We can invoke the sort function using either of the two comparison functions. The following uses the compare function to perform a case-sensitive sort:

char* names[] = {"Bob", "Ted", "Carol", "Alice", "alice"};

sort(names,5,compare);

displayNames(names,5);

The output of this sequence follows:

Alice Bob Carol Ted alice

If we had used the compareIgnoreCase function instead, then our output would appear as shown below:

Alice alice Bob Carol Ted

This makes the sort function much more flexible. We can now devise and pass as simple or complex an operation as we want to control the sort without having to write different sort functions for different sorting needs.

Summary

In this chapter, we focused on string operations and the use of pointers. The structure of strings and where they are located in memory impacts their use. Pointers provide a flexible tool for working with strings but also offer numerous opportunities to misuse strings.

String literals and the use of a literal pool were covered.

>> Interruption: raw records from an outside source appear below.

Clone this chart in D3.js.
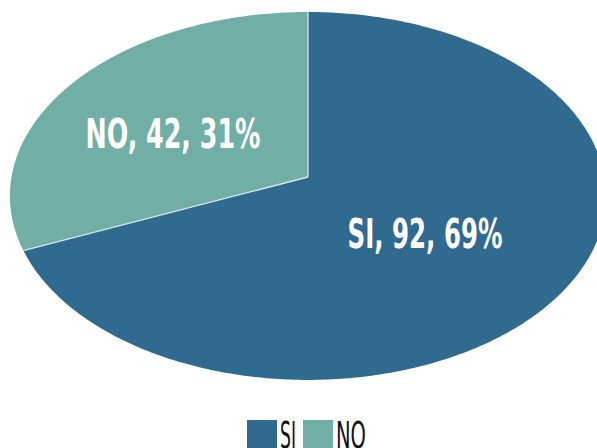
<!DOCTYPE html>
<html>
<head>
<meta charset="utf-8">
<script src="https://cdn.jsdelivr.net/npm/d3@7"></script>
<style>
  body { margin: 0; background: #fff; }
  text { font-family: "Liberation Sans Narrow", "DejaVu Sans Condensed", "Open Sans", sans-serif; }
</style>
</head>
<body>
<svg id="chart" width="597" height="448"></svg>
<script>
// chart data
var categories = ["SI", "NO"];
var counts = [92, 42];
var percents = ["69%", "31%"];
var colors = ["#306a8e", "#70aea6"];

var svg = d3.select("#chart");

// tilted pie: unit circle seen in perspective
var cx = 308, cy = 177;
var A = 296.5, B = 182, k = 0.103;

function project(angle) {
    var u = Math.sin(angle), v = Math.cos(angle);
    var d = 1 + k * v;
    return [cx + A * u / d, cy - B * v / d];
}

var pie_gen = d3.pie().sort(null).value(function (d) { return d; });
var arcs = pie_gen(counts);

var line_gen = d3.line();

function slice_points(a) {
    var pts = [[cx, cy]];
    var n = Math.max(8, Math.ceil((a.endAngle - a.startAngle) * 80));
    for (var i = 0; i <= n; i++) {
        pts.push(project(a.startAngle + (a.endAngle - a.startAngle) * i / n));
    }
    return pts;
}

svg.append("g").selectAll("path")
    .data(arcs)
    .enter().append("path")
    .attr("d", function (a) { return line_gen(slice_points(a)) + "Z"; })
    .attr("fill", function (a, i) { return colors[i]; });

// thin light separators between slices
svg.append("g").selectAll("line")
    .data(arcs)
    .enter().append("line")
    .attr("x1", cx).attr("y1", cy)
    .attr("x2", function (a) { return project(a.startAngle)[0]; })
    .attr("y2", function (a) { return project(a.startAngle)[1]; })
    .attr("stroke", "#d8e6ea")
    .attr("stroke-width", 1.3);

// slice labels
var label_pos = [[425, 248], [173, 148]];
var label_len = [155, 175];
svg.append("g").selectAll("text")
    .data(arcs)
    .enter().append("text")
    .attr("x", function (a, i) { return label_pos[i][0]; })
    .attr("y", function (a, i) { return label_pos[i][1]; })
    .attr("text-anchor", "middle")
    .attr("fill", "#fff")
    .attr("font-weight", "bold")
    .attr("font-size", "41px")
    .attr("textLength", function (a, i) { return label_len[i]; })
    .attr("lengthAdjust", "spacingAndGlyphs")
    .text(function (a, i) { return categories[i] + ", " + counts[i] + ", " + percents[i]; });

// legend
var legend_x = [247, 303];
var legend = svg.append("g").selectAll("g")
    .data(categories)
    .enter().append("g")
    .attr("transform", function (d, i) { return "translate(" + legend_x[i] + ",420)"; });

legend.append("rect")
    .attr("width", 30).attr("height", 30)
    .attr("fill", function (d, i) { return colors[i]; });

legend.append("text")
    .attr("x", 33).attr("y", 28)
    .attr("fill", "#111")
    .attr("font-size", "38px")
    .attr("textLength", function (d, i) { return i === 0 ? 16 : 30; })
    .attr("lengthAdjust", "spacingAndGlyphs")
    .text(function (d) { return d; });
</script>
</body>
</html>
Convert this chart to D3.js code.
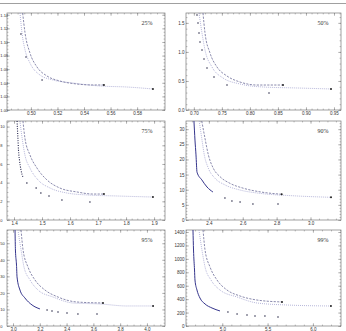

Understanding literals helps explain why certain string assignment operations do not always behave as expected. This is closely related to string initialization, which was addressed in detail. Several standard string operations were examined and potential problems were identified.

Passing and returning strings to functions are common operations. The issues and potential problems with these type of operations were detailed, including the problems potentially occurring when returning a local string. The use of a pointer to a constant character was also discussed.

Finally, function pointers were used to demonstrate a powerful approach for writing sort functions. The approach is not limited to the sort operation but can be applied to other areas.